Now the felucca. A felucca is a small sailboat that tourists rent with other tourists for a three day sail down the Nile. It is supposed to be a relaxing experience. Mine was partly relaxing, and partly not. Between the captain that would demand the goldfillings out of your teeth if he had the chance, and the four other passengers - (Ewww! I have to go to the bathroom in a bush? Dinner? That’s just rice with red sauce on it....) - it was a bit trying at times. We played a series of very international games of Uno. The captain was perma-stoned and insisted on inexplicably calling all the men on the boat “Steve,” no matter how may times he was corrected. And Cap’ couldn’t understand when I didn’t want a joint, and really thought there was a conspiracy afoot when Mexican “Steve” said no. The best part of the ride was the two “deckhands” (the boat was 16 feet long, I don’t think that any New Englander could properly call them deckhands) got out their drum. The first of my two favorites in their repertoire was “The Lion Sleeps Tonight.” A sample of the three Egyptian men singing “The Lion Sleeps Tonight”... and all this is at the same time... “In the jungle, the mighty jungle...” “[humming of Frere Jacque]” “[incoherent mumblings in Arabic]” “...stolen from Africa, brought to America...” and then, all together, “a-WEEEE-mum-mumba-way..” Things were even worse with the Macarna, which just involved random lyrics from this and that, they “HEY MACARONI.” The Mexican almost fell off the boat. The second day the wind died. Instead of sailing, we drifted downriver. The captain didn’t even pretend after a while. He just took down the sails and fired up another joint while we baked in the heat and humidity.

Today, after I escaped the felucca, I went to the Temple of Horus in Edfu. Again, incredible, and I highly suggest you go there yourself one day. It was up there with Abu Shimel for best temple in Egypt. Skip the felucca.

I am in Luxor now. Tomorrow - Valley of the Kings.

Time Out for : Myth Dispelling

For those of you who have been to the Met (Metropolitan Museum of Art) in New York, you know that there is a large Egyptian tomb in one of the atriums. This used to bother the holy hell out of me when I was a damn-the-man-smash-the-system-down-with-exploitation high school kid. I thought that either some old speckled and spectacled old Fifth Avenue millionaire had “found” it on some turn-of-the-century archeological dig, then “endowed” it to his favorite museum, or that the US had taken a cue from the British Museum [of Rape and Pillage] and just claimed it as some point. I was wrong on both counts.

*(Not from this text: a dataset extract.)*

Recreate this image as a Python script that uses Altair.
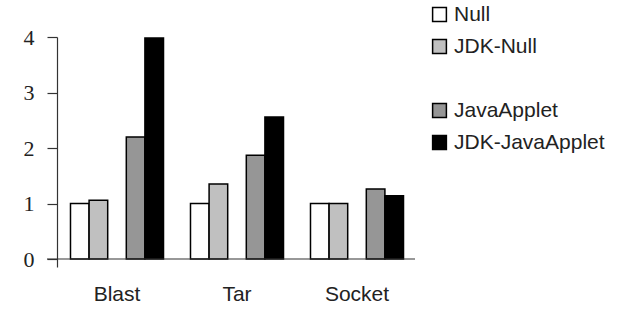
import altair as alt
import pandas as pd

groups = ["Blast", "Tar", "Socket"]
series = ["Null", "JDK-Null", " ", "JavaApplet", "JDK-JavaApplet"]
null_vals = [1.0, 1.0, 1.0]
jdk_null_vals = [1.06, 1.35, 1.0]
applet_vals = [2.2, 1.87, 1.26]
jdk_applet_vals = [3.98, 2.56, 1.14]

fills = ["#ffffff", "#c0c0c0", "transparent", "#969696", "#000000"]
strokes = ["#000000", "#000000", "transparent", "#000000", "#000000"]

rows = []
for name, vals in [("Null", null_vals), ("JDK-Null", jdk_null_vals),
                   ("JavaApplet", applet_vals), ("JDK-JavaApplet", jdk_applet_vals)]:
    for g, v in zip(groups, vals):
        rows.append({"group": g, "series": name, "value": v})
df = pd.DataFrame(rows)

W, H = 360, 230

yscale = alt.Scale(domain=[-0.144, 4], nice=False, zero=False)
yaxis = alt.Axis(values=[0, 1, 2, 3, 4], format="d", grid=False, tickSize=10,
                 tickColor="#333333", domainColor="#333333", tickWidth=1.2,
                 domainWidth=1.2, labelFont="Liberation Serif",
                 labelFontSize=22, labelColor="#222222", labelPadding=13, title=None)

bars = alt.Chart(df).mark_bar(strokeWidth=1.5).encode(
    x=alt.X("group:N", sort=groups, title=None,
            scale=alt.Scale(paddingInner=0, paddingOuter=0),
            axis=alt.Axis(domain=False, ticks=False, labelAngle=0,
                          labelFont="Liberation Sans", labelFontSize=21,
                          labelColor="#222222", labelPadding=16)),
    xOffset=alt.XOffset("series:N", sort=series,
                        scale=alt.Scale(domain=series, paddingInner=0, paddingOuter=0.725)),
    y=alt.Y("value:Q", scale=yscale, title=None, axis=yaxis),
    y2=alt.datum(0),
    fill=alt.Fill("series:N", sort=series,
                  scale=alt.Scale(domain=series, range=fills),
                  legend=alt.Legend(title=None, orient="none", legendX=372, legendY=-33,
                                    symbolType="square", symbolSize=190,
                                    symbolStrokeWidth=1.5, labelFont="Liberation Sans",
                                    labelFontSize=21, labelColor="#222222",
                                    labelOffset=4, rowPadding=10, padding=0)),
    stroke=alt.Stroke("series:N", sort=series,
                      scale=alt.Scale(domain=series, range=strokes), legend=None),
)

axis_line = alt.Chart(pd.DataFrame({"v": [0]})).mark_rule(
    color="#333333", strokeWidth=1.2).encode(
    y=alt.Y("v:Q", scale=yscale, title=None, axis=yaxis),
    x=alt.value(-10), x2=alt.value(W - 2),
)

chart = alt.layer(bars, axis_line).properties(
    width=W, height=H,
    autosize=alt.AutoSizeParams(type="none"),
    padding={"left": 57, "top": 37, "right": 630 - 57 - W, "bottom": 314 - 37 - H},
    background="white",
).configure_view(stroke=None)

chart.save("out.html", embed_options={"renderer": "svg", "actions": False})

What really happened is that when the Aswan High Dam was being built, it was going to sink a ton of archeological sights. Egypt is a developing country that would never have enough money to save all of these things, so they asked for international assistance, saying they would go halvsies on anything they pulled out. The US paid to dig out and move two temples, one to higher ground, and one to New York.